Offered securities may also be offered and sold, if so indicated in the applicable prospectus supplement, in connection with a remarketing upon their purchase, in accordance with a redemption or repayment pursuant to their terms, or otherwise, by one or more remarketing firms, acting as principals for their own accounts or as agents for us. Any remarketing firm will be identified and the terms of its agreements, if any, with us and its compensation will be described in the applicable prospectus supplement.
Agents, underwriters and other third parties described above may be entitled to indemnification by us against certain civil liabilities under the Securities Act, or to contribution with respect to payments which the agents or underwriters may be required to make in respect thereof. Agents, underwriters and such other third parties may be customers of, engage in transactions with, or perform services for us in the ordinary course of business.
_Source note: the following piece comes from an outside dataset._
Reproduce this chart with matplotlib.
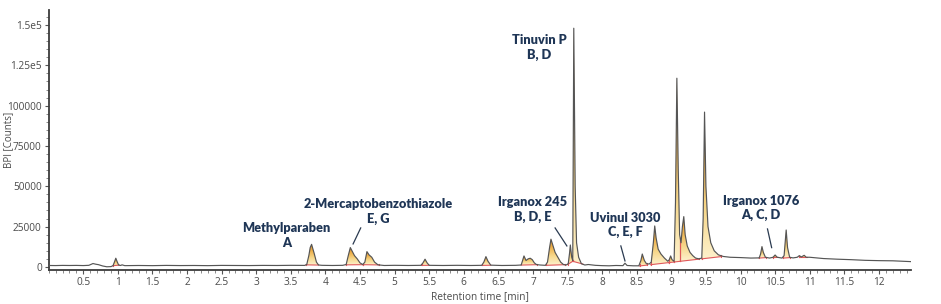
import numpy as np
import matplotlib
matplotlib.use("Agg")
import matplotlib.pyplot as plt
from matplotlib.patches import Polygon
from matplotlib.colors import LinearSegmentedColormap
from matplotlib.ticker import MultipleLocator, FixedLocator, FuncFormatter

# ---------------- data ----------------
trace_t = [0.00, 0.10, 0.20, 0.30, 0.40, 0.50, 0.58, 0.64, 0.68, 0.72, 0.78, 0.84, 0.90,
           0.93, 0.95, 0.97, 0.99, 1.01, 1.04, 1.06, 1.10, 1.30, 1.50, 1.70, 1.90, 2.10,
           2.30, 2.50, 2.70, 2.90, 3.10, 3.30, 3.50, 3.70, 3.73, 3.76, 3.78, 3.80, 3.82,
           3.84, 3.87, 3.90, 3.95, 4.10, 4.25, 4.30, 4.33, 4.36, 4.39, 4.42, 4.46, 4.50,
           4.54, 4.57, 4.60, 4.63, 4.67, 4.71, 4.76, 4.85, 5.00, 5.20, 5.38, 5.41, 5.44,
           5.47, 5.50, 5.70, 5.90, 6.10, 6.26, 6.29, 6.32, 6.35, 6.39, 6.55, 6.75, 6.83,
           6.85, 6.87, 6.90, 6.93, 6.96, 6.99, 7.02, 7.05, 7.10, 7.18, 7.21, 7.24, 7.26,
           7.29, 7.32, 7.36, 7.40, 7.44, 7.48, 7.51, 7.53, 7.54, 7.56, 7.575, 7.59, 7.61,
           7.63, 7.66, 7.70, 7.75, 7.80, 7.90, 8.00, 8.10, 8.20, 8.30, 8.33, 8.36, 8.45,
           8.53, 8.56, 8.58, 8.61, 8.64, 8.68, 8.71, 8.74, 8.76, 8.78, 8.81, 8.85, 8.90,
           8.95, 8.97, 8.99, 9.01, 9.04, 9.06, 9.08, 9.10, 9.12, 9.14, 9.16, 9.18, 9.20,
           9.23, 9.27, 9.31, 9.35, 9.40, 9.44, 9.46, 9.48, 9.50, 9.53, 9.57, 9.62, 9.68,
           9.75, 9.85, 10.00, 10.15, 10.27, 10.29, 10.31, 10.33, 10.36, 10.42, 10.47,
           10.50, 10.53, 10.60, 10.63, 10.66, 10.68, 10.71, 10.76, 10.82, 10.85, 10.88,
           10.92, 10.95, 11.00, 11.20, 11.40, 11.60, 11.80, 12.00, 12.20, 12.46]
trace_y = [900, 850, 950, 900, 950, 850, 1000, 2100, 1700, 1400, 600, 100, 200,
           800, 3000, 5400, 3200, 1200, 900, 1300, 800, 900, 800, 950, 850, 900,
           800, 950, 900, 850, 950, 900, 1000, 950, 1500, 7000, 12000, 14000, 11000,
           8000, 3000, 1200, 1000, 900, 1000, 1500, 7000, 12000, 9500, 7000, 5000, 2500,
           1500, 3000, 9500, 7500, 6000, 3000, 1300, 900, 1000, 900, 1000, 2500, 4800,
           2500, 1000, 900, 1000, 900, 1000, 3000, 6400, 3500, 1100, 900, 1000, 1200,
           4000, 6800, 4000, 5000, 5400, 4500, 2500, 1500, 1200, 1000, 3000, 12000, 17200,
           13000, 9000, 6000, 3000, 1500, 1200, 2000, 9000, 13600, 6000, 4000, 148000, 50000,
           15000, 6000, 2000, 1200, 1500, 1000, 800, 700, 900, 800, 2300, 900, 700,
           700, 4000, 8000, 4000, 2000, 1800, 3000, 15000, 25400, 18000, 11000, 8000, 5500,
           3500, 4500, 6800, 4500, 3500, 40000, 117000, 60000, 20000, 15000, 25000, 31200, 20000,
           13000, 9000, 7000, 5500, 5000, 5500, 30000, 96000, 50000, 25000, 15000, 10000, 7500,
           6500, 6000, 5800, 5500, 5600, 8000, 12600, 9000, 6000, 5500, 6000,
           7400, 6000, 5500, 7000, 22900, 12000, 6000, 5600, 6000, 7000, 6200,
           7200, 6000, 6000, 5200, 4800, 4500, 4100, 3900, 3800, 3300]

# integration windows: start, end, baseline value at start, baseline value at end
win_start = [0.93, 3.72, 4.30, 4.54, 5.39, 6.27, 6.83, 7.19, 7.50, 7.575,
             8.54, 8.70, 8.96, 9.04, 9.13, 9.44, 10.27, 10.47, 10.62, 10.84]
win_end   = [1.02, 3.90, 4.54, 4.77, 5.50, 6.39, 7.06, 7.46, 7.575, 7.72,
             8.65, 8.96, 9.04, 9.13, 9.40, 9.72, 10.37, 10.54, 10.72, 10.96]
win_base0 = [800, 1300, 1300, 1400, 950, 950, 1150, 1000, 1500, 3500,
             600, 1390, 2670, 3060, 3500, 5020, 5500, 5800, 5500, 6000]
win_base1 = [1100, 1150, 1400, 1250, 1000, 1050, 1400, 1400, 3500, 1800,
             1140, 2670, 3060, 3500, 4830, 6400, 5800, 5900, 5800, 6000]

# annotations: label, x, y (text centre) and leader line end points
ann_text = ["Methylparaben\nA", "2-Mercaptobenzothiazole\nE, G", "Tinuvin P\nB, D",
            "Irganox 245\nB, D, E", "Uvinul 3030\nC, E, F", "Irganox 1076\nA, C, D"]
ann_x = [3.44, 4.76, 7.09, 7.00, 8.34, 10.30]
ann_y = [19500, 34400, 136100, 35650, 26040, 36460]
lead_x0 = [None, 4.51, None, 7.32, 8.27, 10.39]
lead_y0 = [None, 24180, None, 24180, 13020, 23560]
lead_x1 = [None, 4.40, None, 7.49, 8.33, 10.45]
lead_y1 = [None, 14260, None, 13020, 3720, 11970]

y_ticks = [0, 25000, 50000, 75000, 100000, 125000, 150000]
y_tick_labels = ["0", "25000", "50000", "75000", "100000", "1.25e5", "1.5e5"]
x_ticks = [0.5, 1, 1.5, 2, 2.5, 3, 3.5, 4, 4.5, 5, 5.5, 6, 6.5, 7, 7.5, 8, 8.5, 9,
           9.5, 10, 10.5, 11, 11.5, 12]

# ---------------- figure ----------------
W, H = 941, 304
fig = plt.figure(figsize=(W / 100, H / 100), dpi=100)
ax = fig.add_axes([48.7 / W, 1 - 270 / H, 862 / W, 260 / H])
XMIN, XMAX, YMIN, YMAX = 0.0, 12.46, -1900, 159300

tt = np.asarray(trace_t, float)
ty = np.asarray(trace_y, float)

cmap = LinearSegmentedColormap.from_list(
    "peak", ["#fdf1cc", "#f7d88c", "#eeb04a", "#d98a28"])

for s, e, b0, b1 in zip(win_start, win_end, win_base0, win_base1):
    td = np.linspace(s, e, 300)
    yd = np.interp(td, tt, ty)
    bd = b0 + (b1 - b0) * (td - s) / (e - s)
    verts = np.vstack([np.column_stack([td, yd]), np.column_stack([td[::-1], bd[::-1]])])
    patch = Polygon(verts, closed=True, facecolor="none", edgecolor="none")
    ax.add_patch(patch)
    lo = min(b0, b1)
    hi = yd.max()
    grad = np.linspace(0, 1, 256).reshape(-1, 1)
    im = ax.imshow(grad, extent=[s, e, lo, hi], origin="lower", aspect="auto",
                   cmap=cmap, zorder=1, interpolation="bilinear")
    im.set_clip_path(patch)
    # red integration baseline and boundary marks
    ax.plot([s, e], [b0, b1], color="#e0585a", lw=0.8, zorder=2)
    ax.plot([s, s], [b0, np.interp(s, tt, ty) + 300], color="#e0585a", lw=0.8, zorder=2)
    ax.plot([e, e], [b1, np.interp(e, tt, ty) + 300], color="#e0585a", lw=0.8, zorder=2)

ax.plot(tt, ty, color="#555555", lw=0.85, zorder=3)

ann_font = dict(family=["Lato", "DejaVu Sans"], weight="heavy", size=9.2, color="#1f3656")
for txt, x, y, x0, y0, x1, y1 in zip(ann_text, ann_x, ann_y, lead_x0, lead_y0, lead_x1, lead_y1):
    ax.text(x, y, txt, ha="center", va="center", linespacing=1.25, zorder=5, **ann_font)
    if x0 is not None:
        ax.plot([x0, x1], [y0, y1], color="#2a3a50", lw=0.9, zorder=4)

ax.set_xlim(XMIN, XMAX)
ax.set_ylim(YMIN, YMAX)

for sp in ["top", "right"]:
    ax.spines[sp].set_visible(False)
for sp in ["left", "bottom"]:
    ax.spines[sp].set_color("#3c3c3c")
    ax.spines[sp].set_linewidth(1.3)

ax.xaxis.set_major_locator(FixedLocator(x_ticks))
ax.xaxis.set_major_formatter(FuncFormatter(lambda v, p: f"{v:g}"))
ax.xaxis.set_minor_locator(MultipleLocator(0.1))
ax.yaxis.set_major_locator(FixedLocator(y_ticks))
ax.set_yticklabels(y_tick_labels)
ax.yaxis.set_minor_locator(MultipleLocator(5000))

tick_font = ["Open Sans", "DejaVu Sans"]
ax.tick_params(axis="both", which="major", length=3, width=0.8, color="#555555",
               labelsize=7.3, labelcolor="#4a4a4a", pad=2)
ax.tick_params(axis="both", which="minor", length=2, width=0.6, color="#777777")
for lab in ax.get_xticklabels() + ax.get_yticklabels():
    lab.set_family(tick_font)

ax.set_xlabel("Retention time [min]", fontsize=7.3, color="#4a4a4a", family=tick_font, labelpad=2)
ax.set_ylabel("BPI [Counts]", fontsize=7.0, color="#4a4a4a", family=tick_font)
ax.yaxis.set_label_coords(-35.0 / 862, 0.5)

fig.savefig("out.png", dpi=100)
Each series of securities will be a new issue of securities and will have no established trading market, other than our common stock, Series B Preferred Stock and Series C Preferred Stock, which are listed on the New York Stock Exchange. Any common stock, Series B Preferred Stock or Series C Preferred Stock sold will be listed on the New York Stock Exchange, upon official notice of issuance. The securities other than the common stock, Series B Preferred Stock and Series C Preferred Stock may or may not be listed on a national securities exchange. Any underwriters to whom securities are sold by us for public offering and sale may make a market in the securities, but such underwriters will not be obligated to do so and may discontinue any market making at any time without notice.
Certain of the underwriters, dealers or agents and their associates may engage in transactions with, and perform services for, us and our affiliates in the ordinary course of business for which they may receive customary fees and expenses.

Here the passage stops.